Kalu and his Inexactitudes

By Okwuchukwu Ahaiwe

Kalu and his Inexactitudes
I enjoy reading the Saturday Sun for so many reasons. One of these reasons is reading Henry Akubuiro's arts column with scintillating stories and reviews which increased with the ripe exit of the father of African literature, Prof Chinua Achebe– with no apologies to Prof Wole Soyinka.

As I flicked through the pages of June 15 edition, I stumbled on Orji Uzor Kalu's June 12 lecture in Lagos. As a June 12 activist, paragraph 3 of the treatise in page 64 stung me like a bee: 'As the governor of Abia State, (1999-2007) I took a stand and declared June 12 a public holiday and it was observed as the de facto democracy day in Abia State.' Irritating as that was, I did not want it to foul my perusal of the lecture paper.
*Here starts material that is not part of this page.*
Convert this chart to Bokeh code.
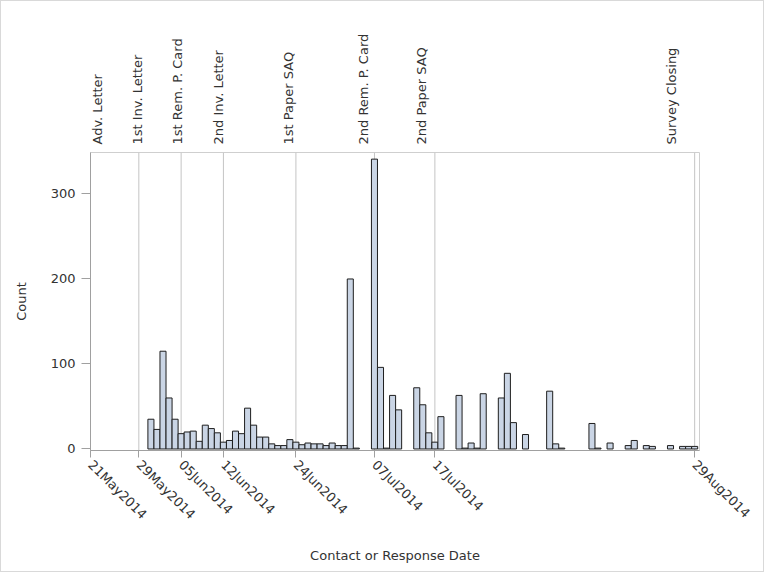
import math
import pandas as pd
from bokeh.plotting import figure
from bokeh.layouts import column
from bokeh.models import (ColumnDataSource, Range1d, Span, FixedTicker,
                          DatetimeTickFormatter)
from bokeh.core.properties import value
from bokeh.embed import file_html
from bokeh.resources import INLINE

# ---- data ----
dates = ["2014-05-31", "2014-06-01", "2014-06-02", "2014-06-03", "2014-06-04",
         "2014-06-05", "2014-06-06", "2014-06-07", "2014-06-08", "2014-06-09",
         "2014-06-10", "2014-06-11", "2014-06-12", "2014-06-13", "2014-06-14",
         "2014-06-15", "2014-06-16", "2014-06-17", "2014-06-18", "2014-06-19",
         "2014-06-20", "2014-06-21", "2014-06-22", "2014-06-23", "2014-06-24",
         "2014-06-25", "2014-06-26", "2014-06-27", "2014-06-28", "2014-06-29",
         "2014-06-30", "2014-07-01", "2014-07-02", "2014-07-03", "2014-07-04",
         "2014-07-07", "2014-07-08", "2014-07-09", "2014-07-10", "2014-07-11",
         "2014-07-14", "2014-07-15", "2014-07-16", "2014-07-17", "2014-07-18",
         "2014-07-21", "2014-07-22", "2014-07-23", "2014-07-24", "2014-07-25",
         "2014-07-28", "2014-07-29", "2014-07-30", "2014-08-01", "2014-08-05",
         "2014-08-06", "2014-08-07", "2014-08-12", "2014-08-13", "2014-08-15",
         "2014-08-18", "2014-08-19", "2014-08-21", "2014-08-22", "2014-08-25",
         "2014-08-27", "2014-08-28", "2014-08-29"]
counts = [35, 23, 115, 60, 35,
          18, 20, 21, 9, 28,
          24, 19, 8, 10, 21,
          18, 48, 28, 14, 14,
          6, 4, 4, 11, 8,
          5, 7, 6, 6, 4,
          7, 4, 4, 200, 1,
          341, 96, 1, 63, 46,
          72, 52, 19, 8, 38,
          63, 1, 7, 1, 65,
          60, 89, 31, 17, 68,
          6, 1, 30, 1, 7,
          4, 10, 4, 3, 4,
          3, 3, 3]

event_dates = ["2014-05-21", "2014-05-29", "2014-06-05", "2014-06-12",
               "2014-06-24", "2014-07-07", "2014-07-17", "2014-08-29"]
event_labels = ["Adv. Letter", "1st Inv. Letter", "1st Rem. P. Card",
                "2nd Inv. Letter", "1st Paper SAQ", "2nd Rem. P. Card",
                "2nd Paper SAQ", "Survey Closing"]
y_ticks = [0, 100, 200, 300]

# ---- helpers ----
EPOCH = pd.Timestamp("1970-01-01")
DAY_MS = 86400000.0


def to_ms(d):
    return (pd.Timestamp(d) - EPOCH) / pd.Timedelta(milliseconds=1)


x_ms = [to_ms(d) for d in dates]
ev_ms = [to_ms(d) for d in event_dates]

FONT = "DejaVu Sans"
TXT = "#333333"
AX = "#A0A0A0"
W = 762
TOP_H = 151
LEFT_B, RIGHT_B = 89, 64
x_start = ev_ms[0]
x_end = ev_ms[-1] + 0.8 * DAY_MS
px_per_ms = (W - LEFT_B - RIGHT_B) / (x_end - x_start)

# ---- top strip with event labels (same x scale) ----
TOP_RIGHT_B = 40
top_end = x_start + (W - LEFT_B - TOP_RIGHT_B) / px_per_ms
top = figure(width=W, height=TOP_H, output_backend="svg", toolbar_location=None,
             x_range=Range1d(start=x_start, end=top_end),
             y_range=Range1d(start=0, end=TOP_H),
             x_axis_location=None, y_axis_location=None,
             min_border_left=LEFT_B, min_border_right=TOP_RIGHT_B,
             min_border_top=0, min_border_bottom=0)
top.xgrid.visible = False
top.ygrid.visible = False
top.outline_line_color = None
top.background_fill_color = "white"
top.border_fill_color = "white"

lab_offsets = [7, 0, 0, 0, 0, 0, 0, 0]
lab_src = ColumnDataSource(dict(x=ev_ms, y=[8] * len(ev_ms),
                                text=event_labels, xo=lab_offsets))
top.text(x="x", y="y", text="text", x_offset="xo", source=lab_src,
         angle=math.pi / 2, text_align="left", text_baseline="middle",
         text_font=value(FONT), text_font_size="13px", text_color=TXT)

# ---- main histogram ----
p = figure(width=W, height=570 - TOP_H, output_backend="svg",
           toolbar_location=None, x_axis_type="datetime",
           x_range=Range1d(start=x_start, end=x_end),
           y_range=Range1d(start=-1.8, end=348.8),
           min_border_left=LEFT_B, min_border_right=RIGHT_B,
           min_border_top=0, min_border_bottom=121)

p.xgrid.visible = False
p.ygrid.visible = False
p.outline_line_color = "#CFCFCF"
p.background_fill_color = "white"
p.border_fill_color = "white"

for loc in ev_ms:
    p.add_layout(Span(location=loc, dimension="height", line_color="#C4C4C4",
                      line_width=1, level="underlay"))

src = ColumnDataSource(dict(x=x_ms, top=counts))
p.vbar(x="x", top="top", bottom=0, width=DAY_MS, source=src,
       fill_color="#CAD5E5", line_color="#1E1E1E", line_width=1)

xa = p.xaxis[0]
xa.ticker = FixedTicker(ticks=ev_ms)
fmt = "%d%b%Y"
xa.formatter = DatetimeTickFormatter(milliseconds=fmt, seconds=fmt, minsec=fmt,
                                     minutes=fmt, hourmin=fmt, hours=fmt,
                                     days=fmt, months=fmt, years=fmt)
xa.major_label_orientation = -math.pi / 4
xa.axis_label = "Contact or Response Date"

ya = p.yaxis[0]
ya.ticker = FixedTicker(ticks=y_ticks)
ya.axis_label = "Count"

for ax in (xa, ya):
    ax.axis_line_color = AX
    ax.major_tick_line_color = AX
    ax.minor_tick_line_color = None
    ax.major_tick_in = 0
    ax.major_label_text_font = FONT
    ax.major_label_text_color = TXT
    ax.axis_label_text_font = FONT
    ax.axis_label_text_color = TXT
    ax.axis_label_text_font_style = "normal"
    ax.axis_label_text_font_size = "13px"

xa.major_tick_out = 7
xa.major_label_text_font_size = "13px"
xa.axis_label_standoff = 18
ya.major_tick_out = 9
ya.major_label_text_font_size = "13px"
ya.major_label_standoff = 6
ya.axis_label_standoff = 19

layout = column(top, p, spacing=0)
layout.styles = {"border": "1px solid #D9D9D9"}

open("out.html", "w").write(file_html(layout, INLINE))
The two-page newspaper version of the lecture was highly impressive especially the graphic references on June 12 and all that happened. His recommendation for restructuring the polity makes sense too.

Having exhausted the piece, I went back to the stinging paragraph that differed with my facts on June 12. Facts are sacred they say. When our assumed leaders speak; listeners should have confidence and make references to such believing that they are facts. Kalu may have forgotten or may want to rewrite history. History is history and fiction is fiction. History is a record of events that took place at a particular time and period in particular places where chroniclers considered them newsworthy events.

Specifically, Kalu claimed to have declared June 12 a holiday while in office and I state emphatically that he did not in his 8 years in office. June 12 was not a child's play to have unwarranted inflections like Kalu did. It was a revolution in electoral history that shook Nigeria to its foundations. It was a movement that stirred all democrats, all truth lovers and civil liberty organizations to join the fray irrespective of the looming dangers from the jackboots. Students demonstrated, market women closed shops, a new phrase came into the lexicon- Abiola riots. As Kalu admitted innocent Nigerians lost their lives. So it is not right for anybody to come out of hiding and try to impose himself on our psyche that he or she was a June 12 activist.

The other question is, outside attending and addressing people in OPC-organized lectures while in office, what was Kalu's contribution during June 12 1993 and after? Before then, he was elected into the Federal House of Reps and stood a big chance to be heard. What was his opinion when Abiola was in jail? What did he do when Abiola died? When the civil liberty groups championed by Oliver Agbakoba and others protested, where was Kalu? His action reminds me of a frightened actor who took refuge over a superior firepower in a cowboy movie, coming out to boast how he returned fire when the shooting had ended.

June 12 is a nightmare that blights our dreams. A question that begs for answer. Until it is answered, Nigeria will hardly get it right. June 12 is a political template for Nigeria waiting to be adopted.

Kalu got it wrong again when he claimed that there was election malpractice in the Senatorial election in Abia North. In quotes: 'I was a senatorial aspirant in the election and I can give you first hand experience. It was an exercise in which security agencies, particularly the military were used to subvert the will of the people.'

Is he trying to claim affinity with Abiola as one of the deprived? Kalu wants to be ascribed as a democrat but without the least democratic principles. The worst antidemocratic events happened in Kalu's eight years in Abia than any other. He used the impeachment clause one too many. Kalu dethroned the first speaker, orchestrated the second where Hon. Chris Enweremadu and his colleagues ran to Abuja and were impeached by a minority in the house. Kalu ignored all suggestions and recommendations of all stakeholders and exercised serious highhandedness in the party at all levels, ruling like a despot. Chief Tony Ukasanya is still alive and could inform on how he was removed as the first state chairman of the party. He changed deputies as if he was in a dress rehearsal- Abaribe, Nwafor and all.

Kalu should amend his ways. Age is on his side. He can re-strategize and rebuild. Endless hunting with the hounds and running with the hares cannot help him. Reputation is a potent factor in Nigerian politics. Your political sins of today will certainly haunt you tomorrow.

Kalu is a former governor of Abia. Nobody can take that away from him as you can hardly write Abia's history without him. In like manner, it is odd for him to make claims that insult Abia collective sensibilities. On his assertion of winning elections, that is neither here nor there. Is Kalu the type to keep quite under such circumstances? Why did he not go to court if he had a good case? Facts are sacred and opinion is free.